Publications - Occasional Papers

Sediments and Sediment Processes in Kane Basin, a High Arctic Glacial Marine Basin

INSTAAR Occasional Paper 39

1982, 184 pp.

Textural parameters, mass physical properties, mineralogy, x-radiography, and chemistry were used to identify and delineate lithofacies in the sediments of Kane Basin. Q-mode factor analysis was used to group the sediments into compositionally similar factors. This resulted in three factors which account for 91.7% of the variance. Detailed studies of the parameters making up the factors as well as an examination of sediment fabric allowed placement of the sediments into the following lithofacies:

Recent
Factor I {Sediments dominated by ice rafting
{Sediments dominated by water transport

Relict
Factor II {Ellesmere Island till (till 1)
Factor III {Greenland till (till 2)

The sediments dominated by water transport occur near the Inglefield Land coast, and extend to the northwest. Sediments dominated by ice rafting are most abundant in the vicinity of the Humboldt Glacier. They are also present in the south central part of the Basin, northwest of Inglefield Land. The Ellesmere Island till (till 1) is found in the western Basin while the Greenland till (till 2) is located in the northeastern Basin along the topographic high, southwest of Washington Land, Greenland.
Examination of the areal and temporal (down core) distribution of the lithofacies indicates that the tills were deposited concomitantly. They differ primarily in terms of mineralogy and gravel composition. These differences reflect different source areas. Much of the Ellesmere Island till (till 1) originated from the materials making up the Tertiary outliers found in northeastern Ellesmere Island.

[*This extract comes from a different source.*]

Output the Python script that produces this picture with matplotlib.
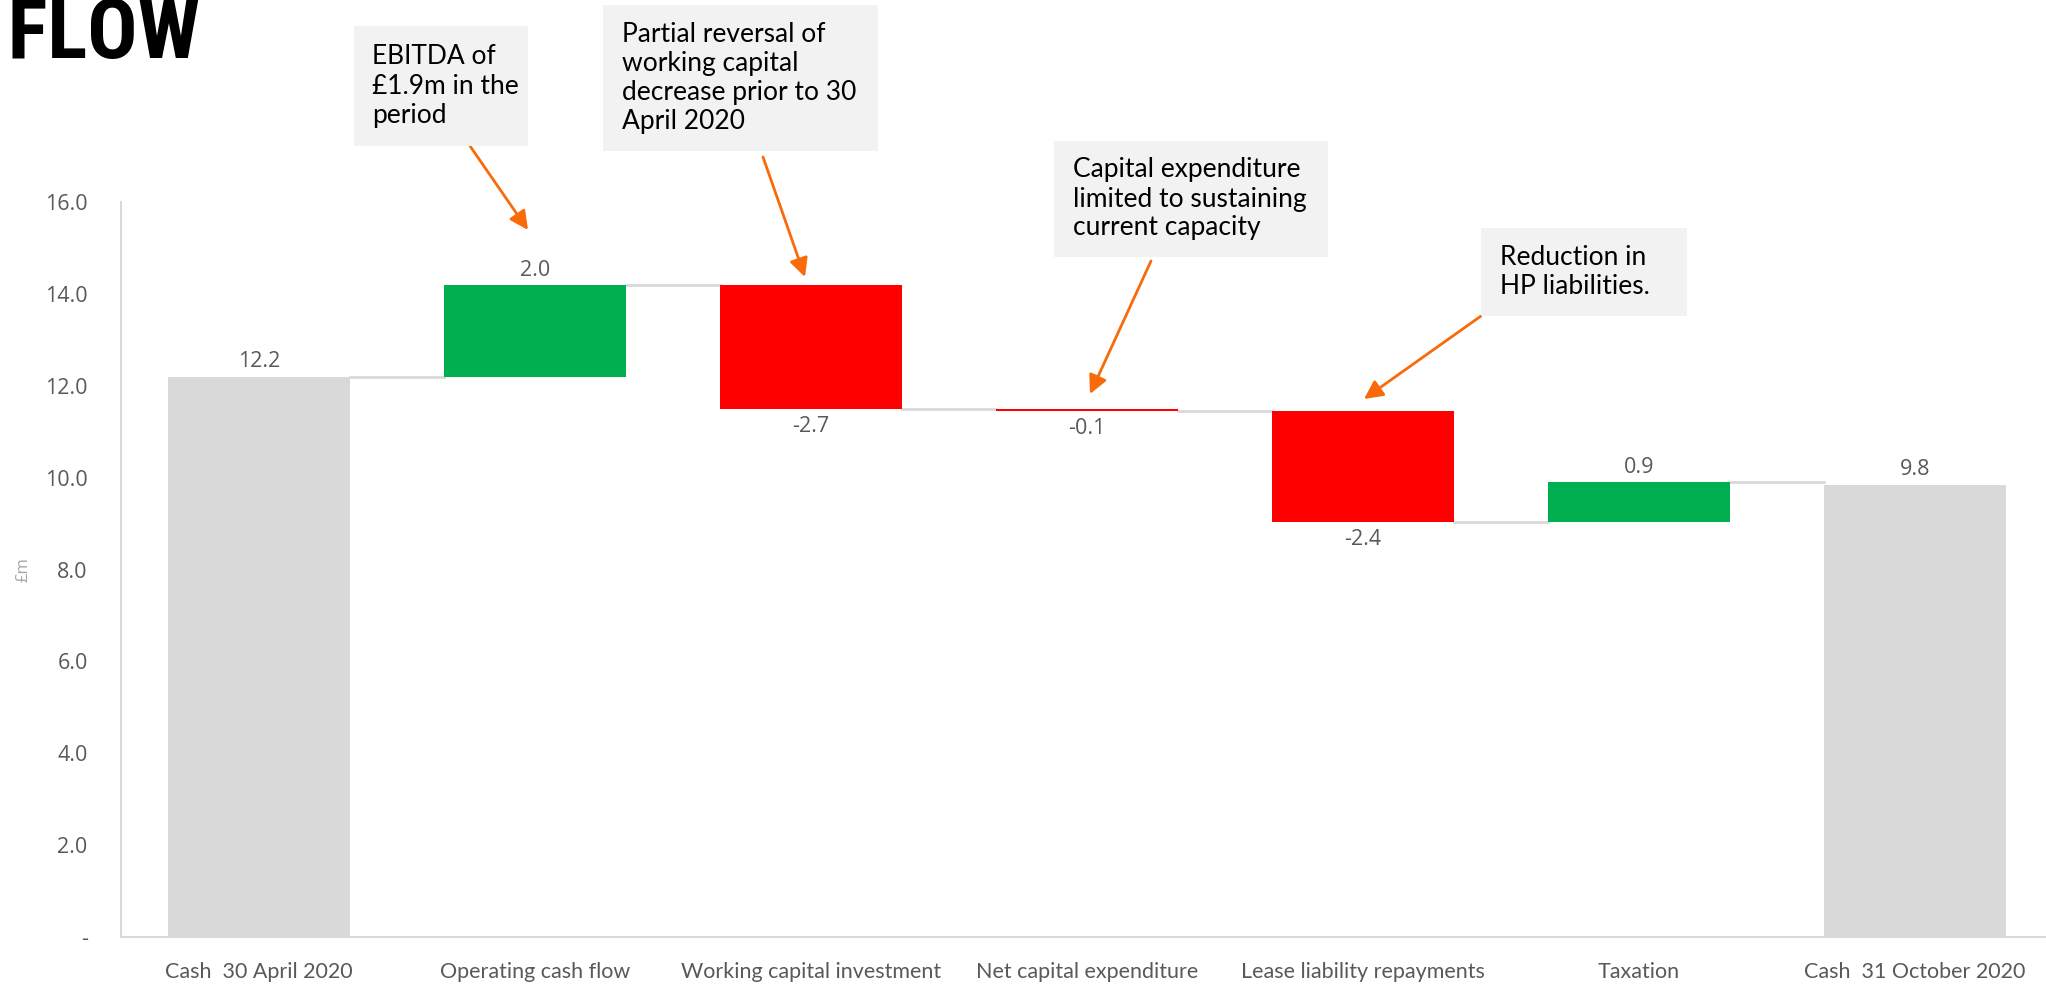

The Greenland till (till 2) was derived from Paleozoic carbonate rocks of Washington Land, and the crystalline basement beneath the Humboldt Glacier.
The deposition of the tills was followed by a period when ice rafting was dominant. This was succeeded by an increase in the deposition of water-transported materials emanating primarily from Inglefield Land. Both ice rafting and water transport are going on at the present time.